Pertanto la totale mancanza di critica sul versante della gestione della pandemia, che vada oltre le sacrosante rivendicazioni sulla sanità pubblica e di territorio, le assunzioni, i trasporti e via dicendo, rappresenta un vulnus per la sinistra rivoluzionaria e di classe, poiché rivela l’incomprensione su quanto sta accadendo in Italia e nel mondo da oltre un anno e mezzo, sull’acellerata autoritaria per mezzo della pandemia.
I dati ufficiali vengono presi per buoni e ripetuti come un mantra per screditare chi invece dentro la sinistra rivoluzionaria stessa si pone dei dubbi, vuole capire, o magari ha già posizioni critiche.
Nei miei interventi non sono mai entrato nel merito della questione vaccini, perché ritengo che non sia questo il punto. Il punto è che non si è saputo individuare l’autoritarismo che avanza nella pletora di dpcm, di misure talvolta opportune, necessarie e urgenti, ma il più delle volte completamente demenziali sul piano della salute pubblica e della prevenzione, con contraddizioni grandi come una cattedrale. Guarda caso, quest’ultime, tutte di stampo repressivo e appoggiate dall’artiglieria colpevolizzante dei media sui cittadini, su determinate categorie sociali, ma guarda caso mai degli imprenditori.
La colpa è dei cittadini, la responsabiltà, ossia il consenso firmato dei cittadini assolve lo Stato e le case farmaceutiche da qualsiasi implicazione penale e civile: ci pisciano in testa, ma anche molti nostri compagni ci dicono che piove!

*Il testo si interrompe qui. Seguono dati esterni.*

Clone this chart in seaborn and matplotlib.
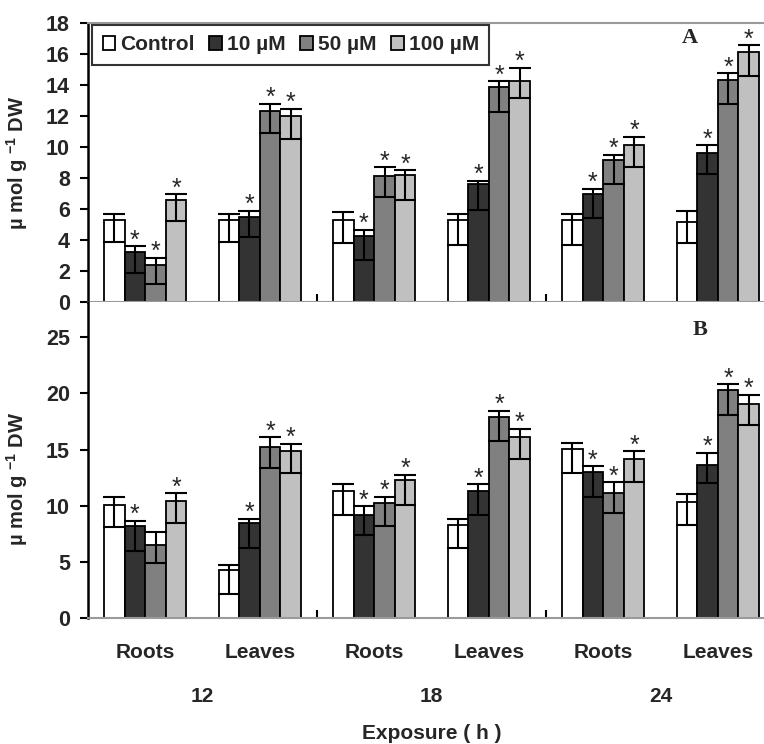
import numpy as np
import pandas as pd
import matplotlib
matplotlib.use("Agg")
import matplotlib.pyplot as plt
import matplotlib.transforms as mtransforms
import seaborn as sns

# groups along the x axis (exposure hour + tissue)
hours = ["12", "18", "24"]
tissues = ["Roots", "Leaves", "Roots", "Leaves", "Roots", "Leaves"]
treatments = ["Control", "10 \u00b5M", "50 \u00b5M", "100 \u00b5M"]
colors = ["#ffffff", "#333333", "#808080", "#c0c0c0"]

# panel A: rows = treatments, cols = groups
a_mean = [[5.3, 5.3, 5.3, 5.3, 5.3, 5.15],
          [3.2, 5.5, 4.25, 7.6, 6.95, 9.6],
          [2.4, 12.3, 8.15, 13.85, 9.15, 14.35],
          [6.55, 12.0, 8.2, 14.25, 10.15, 16.1]]
a_top = [[5.7, 5.7, 5.8, 5.7, 5.7, 5.85],
         [3.6, 5.9, 4.65, 7.8, 7.3, 10.1],
         [2.85, 12.8, 8.7, 14.25, 9.5, 14.75],
         [6.95, 12.45, 8.5, 15.1, 10.65, 16.55]]
a_bot = [[3.9, 3.9, 3.8, 3.7, 3.7, 3.8],
         [1.9, 4.2, 2.7, 5.95, 5.4, 8.25],
         [1.15, 10.9, 6.8, 12.25, 7.6, 12.8],
         [5.25, 10.5, 6.55, 13.15, 8.7, 14.6]]
a_star = [[0, 0, 0, 0, 0, 0],
          [1, 1, 1, 1, 1, 1],
          [1, 1, 1, 1, 1, 1],
          [1, 1, 1, 1, 1, 1]]

# panel B
b_mean = [[10.05, 4.25, 11.3, 8.3, 15.05, 10.3],
          [8.15, 8.5, 9.2, 11.35, 13.0, 13.65],
          [6.5, 15.2, 10.25, 17.9, 11.15, 20.3],
          [10.4, 14.85, 12.25, 16.1, 14.15, 19.1]]
b_top = [[10.75, 4.75, 11.9, 8.85, 15.55, 11.0],
         [8.65, 8.85, 9.95, 11.9, 13.5, 14.7],
         [7.65, 16.1, 10.8, 18.45, 12.1, 20.8],
         [11.1, 15.5, 12.75, 16.85, 14.85, 19.9]]
b_bot = [[8.1, 2.15, 9.2, 6.25, 12.9, 8.3],
         [6.0, 6.25, 7.4, 9.2, 10.75, 12.05],
         [4.9, 13.4, 8.15, 15.75, 9.35, 18.05],
         [8.45, 12.9, 10.05, 14.15, 12.15, 17.15]]
b_star = [[0, 0, 0, 0, 0, 0],
          [1, 1, 1, 1, 1, 1],
          [0, 1, 1, 1, 1, 1],
          [1, 1, 1, 1, 1, 1]]

sns.set_style("white")
plt.rcParams["font.family"] = ["Liberation Sans", "DejaVu Sans"]
plt.rcParams["font.weight"] = "bold"
plt.rcParams["mathtext.default"] = "regular"

W, H = 764, 744
fig = plt.figure(figsize=(W / 100, H / 100), dpi=100)
ax_a = fig.add_axes([88 / W, 1 - 302 / H, 687 / W, 279 / H])
ax_b = fig.add_axes([88 / W, 1 - 618 / H, 687 / W, 316 / H])

groups = [f"{hours[i // 2]} {tissues[i]}" for i in range(6)]


def draw_panel(ax, mean, top, bot, star, ymax, yticks):
    rows = []
    for t, name in enumerate(treatments):
        for g in range(6):
            rows.append({"group": groups[g], "treatment": name, "value": mean[t][g]})
    df = pd.DataFrame(rows)
    sns.barplot(data=df, x="group", y="value", hue="treatment", order=groups,
                hue_order=treatments, palette=colors, edgecolor="black",
                linewidth=1.3, width=0.72, errorbar=None, ax=ax, legend=False)
    bar_sets = list(ax.containers)
    for t, cont in enumerate(bar_sets):
        for g, bar in enumerate(cont.patches):
            x = bar.get_x() + bar.get_width() / 2
            m = mean[t][g]
            ax.errorbar(x, m, yerr=[[m - bot[t][g]], [top[t][g] - m]], fmt="none",
                        ecolor="black", elinewidth=1.5, capsize=8, capthick=1.5)
            if star[t][g]:
                ax.annotate("*", (x, top[t][g]), xytext=(0, -4.5), textcoords="offset points",
                            ha="center", va="bottom", fontsize=18, fontweight="normal")
    ax.set_xlim(-0.5, 5.5)
    ax.set_ylim(0, ymax)
    ax.set_yticks(yticks)
    ax.set_xlabel("")
    ax.set_ylabel("\u00b5 mol g $^{-1}$ DW", fontsize=14.5, fontweight="bold")
    ax.tick_params(axis="y", direction="out", length=6, width=1.5, color="black",
                   labelsize=15.5, pad=7, left=True)
    ax.set_xticks([1.5, 3.5], minor=True)
    ax.tick_params(axis="x", which="minor", direction="in", length=6, width=1.5,
                   color="black", bottom=True)
    ax.tick_params(axis="x", which="major", length=0)
    for lab in ax.get_yticklabels():
        lab.set_fontweight("bold")
    ax.spines["left"].set_color("black")
    ax.spines["left"].set_linewidth(1.8)
    ax.spines["bottom"].set_color("#9a9a9a")
    ax.spines["bottom"].set_linewidth(1.5)
    ax.spines["right"].set_visible(False)
    return bar_sets


bars_a = draw_panel(ax_a, a_mean, a_top, a_bot, a_star, 18, np.arange(0, 19, 2))
draw_panel(ax_b, b_mean, b_top, b_bot, b_star, 316 / 11.23, np.arange(0, 26, 5))

ax_a.set_xticklabels([])
ax_a.spines["top"].set_color("#9a9a9a")
ax_a.spines["top"].set_linewidth(1.5)
ax_b.spines["top"].set_visible(False)
ax_a.yaxis.set_label_coords(-0.084, 0.5)
ax_b.yaxis.set_label_coords(-0.084, 0.44)

handles = [c.patches[0] for c in bars_a]
leg = ax_a.legend(handles, treatments, loc="upper left", bbox_to_anchor=(0.006, 0.993),
                  ncol=4, frameon=True, fancybox=False, edgecolor="black",
                  handlelength=0.6, handleheight=0.6, handletextpad=0.25,
                  columnspacing=0.7, borderpad=0.5, borderaxespad=0,
                  prop={"size": 15, "weight": "bold"})
leg.get_frame().set_linewidth(1.5)

ax_b.set_xticks(range(6))
ax_b.set_xticklabels(tissues, fontsize=15, fontweight="bold")
ax_b.tick_params(axis="x", which="major", pad=18)

trans = mtransforms.blended_transform_factory(ax_b.transData, ax_b.transAxes)
for i, h in enumerate(hours):
    ax_b.text(2 * i + 0.5, -0.25, h, transform=trans, ha="center", va="center",
              fontsize=15, fontweight="bold")
ax_b.text(0.5, -0.364, "Exposure ( h )", transform=ax_b.transAxes, ha="center",
          va="center", fontsize=15, fontweight="bold")

fig.text(690 / W, 1 - 38 / H, "A", family="Liberation Serif", fontsize=16,
         fontweight="bold", ha="center", va="center")
fig.text(700 / W, 1 - 330 / H, "B", family="Liberation Serif", fontsize=16,
         fontweight="bold", ha="center", va="center")

fig.savefig("out.png", dpi=100)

Una tale situazione di marasma, di prese di posizione fideistiche verso l’operato sanitario e “scientifico” della schiera di esperti (ma mettiamoci pure anche i teleimbonitori…), non rischia solo di farci intervenire in ritardo e male sulle questioni assillanti a partire dal lavoro, ma rappresenta la pietra tombale, l’implosione, il collasso per la gran parte dei soggetti politici dell’antagonismo di classe.
Se si continua a classificare come “fascisti”, “vandeani”, “no vax”, quella parte di popolazione che in queste settimane sta scendendo in piazza in tutto il paese, del resto come in Francia, si perde un treno e si dimostra di non aver capito che il cuore di questa contraddizione non sono i vaccini, ma lo scontro tra un capitalismo finanziario e multinazionale di cui i governanti sono fedeli agenti e quella classi popolari che non lavorano più, che chiudono bottega , che vivono questo autoritarismo sulla loro pelle.
Vogliamo capire o no cosa sta dietro questa gestione capitalistica della pandemia? Certo, il virus c’è, ma Stato e padroni non lo stanno combattendo, lo stanno usando. Dietro c’è un’immane ristrutturazione della catena del valore e delle filiere ad esso collegate, c’è una concentrazione di capitale finalizzata a ridurre a mero franchising, alla totale subordinazione il piccolo capitale, quella borghesia che ha i suoi interessi nel territorio. Ovviamente il proletariato è già stato asfaltato da tempo da tutt’e due i capitalismi: il grande deterritorializzato e il piccolo, quello dei padroncini, esercenti, artigiani.
In Francia le sinistre hanno un passo in più delle nostre e hanno capito benissimo quale sia la posta in gioco. I comunisti devono entrare nelle contraddizioni e agire nei contesti storici, economici, sociali, culturali e politici dati.
Grazie, nessuno ci dà un movimento a nostra misura, non ci sono altri treni. E la rivoluzione non è un pranzo di gala dove puoi decidere le portate, mangi quello, quell’altro no. Ma noi siamo ancora alla prima fase: quella della comprensione…
Dove andremo a finire come sinistra rivoluzionaria? Lascio la risposta ai lettori.